A virtuosic and tenacious performance from South Carolina's senior Senator, who happens to be a former military prosecutor. Watch below as he holds Secretary Panetta and General Dempsey's feet to the fire on Benghazi, eliciting several eye-opening admissions: (1) The president only discussed the attack once before its conclusion and never asked for a single status update throughout the seven-hour siege. (2) Aside from the small Tripoli support team, no US assets were deployed during the hours-long attack. (3) Gen. Dempsey was "surprised" that Secretary Clinton was unaware of Amb. Stevens' urgent cable warning about the deteriorating security situation in Benghazi and the vulnerability of the consulate. Graham isn't always conservatives' favorite senator, but he earned his keep yesterday afternoon:
A key exchange, via Ed Morrissey:
SEN. GRAHAM: Are you surprised that the president of the United States never called you, Secretary Panetta, and say, ‘how’s it going?’
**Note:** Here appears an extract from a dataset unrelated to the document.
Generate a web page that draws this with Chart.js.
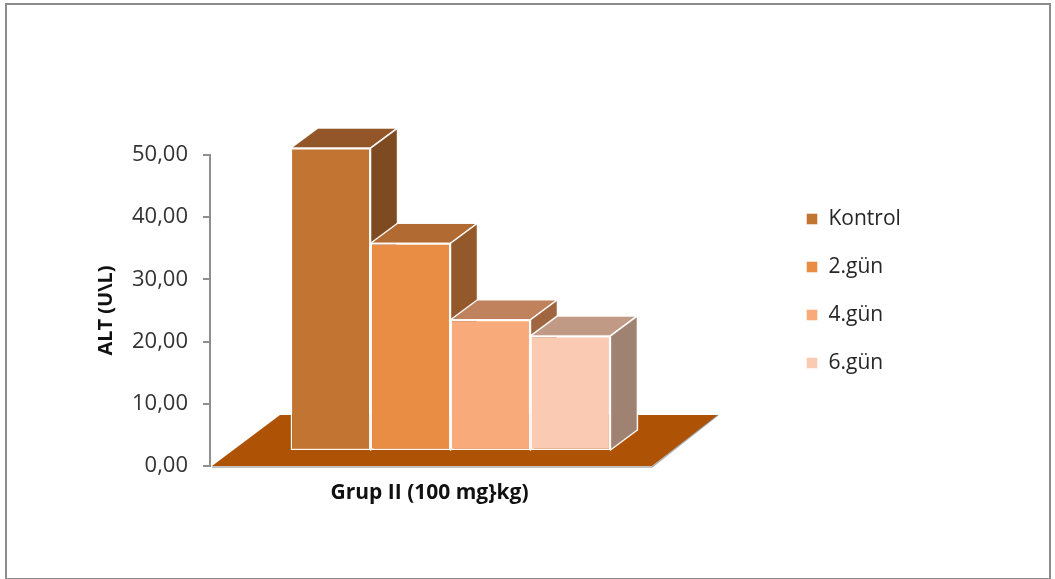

SEC. PANETTA: I — you know, normally in these situations –
SEN. GRAHAM: Did he know the level of threat that –
SEC. PANETTA: Let — well, let me finish the answer. We were deploying the forces. He knew we were deploying the forces. He was being kept updated –
SEN. GRAHAM: Well, I hate to interrupt you, but I got limited time. We didn’t deploy any forces. Did you call him back — wait a minute –
SEC. PANETTA: No, but the event — the event was over by the time we got –
SEN. GRAHAM: Mr. Secretary, you didn’t know how long the attack would last. Did you ever call him and say, Mr. President, it looks like we don’t have anything to get there anytime soon?
SEC. PANETTA: The event was over before we could move any assets.
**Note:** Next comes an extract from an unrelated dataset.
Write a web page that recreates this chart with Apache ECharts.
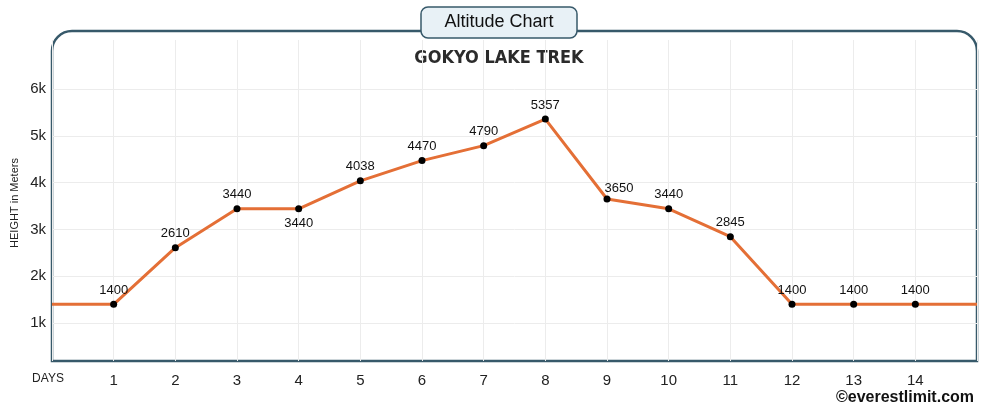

SEN. GRAHAM: It lasted almost eight hours. And my question to you is during that eight-hour period, did the president show any curiosity about how’s this going, what kind of assets do you have helping these people? Did he ever make that phone call?
SEC. PANETTA: Look, there is no question in my mind that the president of the United States was concerned about American lives and, frankly, all of us were concerned about American lives.
SEN. GRAHAM: With all due respect, I don’t believe that’s a credible statement if he never called and asked you, are we helping these people; what’s happening to them?
Left unexplored was the reason for Obama's lack of interest and communication when he knew that American lives were in grave danger in the midst of a terrorist attack on 9/11. Most of the damage occurred during the late afternoon and early evening hours (Eastern time) of September 11, so it's possible -- but unlikely -- that the president was sleeping. I'd guess he was attending to his re-election campaign; he didn't alter his plans to attend a rally in Las Vegas on September 12, a day on which he astonishingly skipped yet another intelligence briefing. Graham's interrogation was about much more than the president's shameful lack of curiosity, let alone leadership, throughout the crisis. He also exposed the mismanagement and chaos among other high-level decision makers that reigned throughout the ordeal. He methodically demolished Panetta's litany of excuses, which ranged from dubious to insulting. Panetta claimed that the US government didn't have time to deploy any resources to rescue the besieged Americans. Graham noted that the attack lasted nearly eight hours. Panetta tried to assert that the military only could have helped if they'd had boots on the ground before the attack. Graham correctly called that a grievous violation of the military's "we've got your back" principle. Panetta, covering for the president, said that Obama was made aware that the Pentagon was deploying forces to aid our diplomats. An incredulous Graham reminded him of Gen. Dempsey's testimony that no forces were deployed:
GRAHAM: My question is, did anybody leave any base anywhere to go to the aid of the people who were under attack in Benghazi, Libya before the attack ended.
DEMPSEY: No, because the attack ended before we could get off the ground.
Earlier in the hearings, Sen. McCain helped establish that at no time did the State Department request military help from the Pentagon. Why not? And what are we to make of CBS News' report that rescue teams were told to prepare, then stand down, throughout the night? Four Americans, including a sitting Ambassador, were left to die in an unprotected consulate in a jihadist hotbed, and we still don't know why. Nor do we know what the the Commander-In-Chief was doing as the slaughter transpired.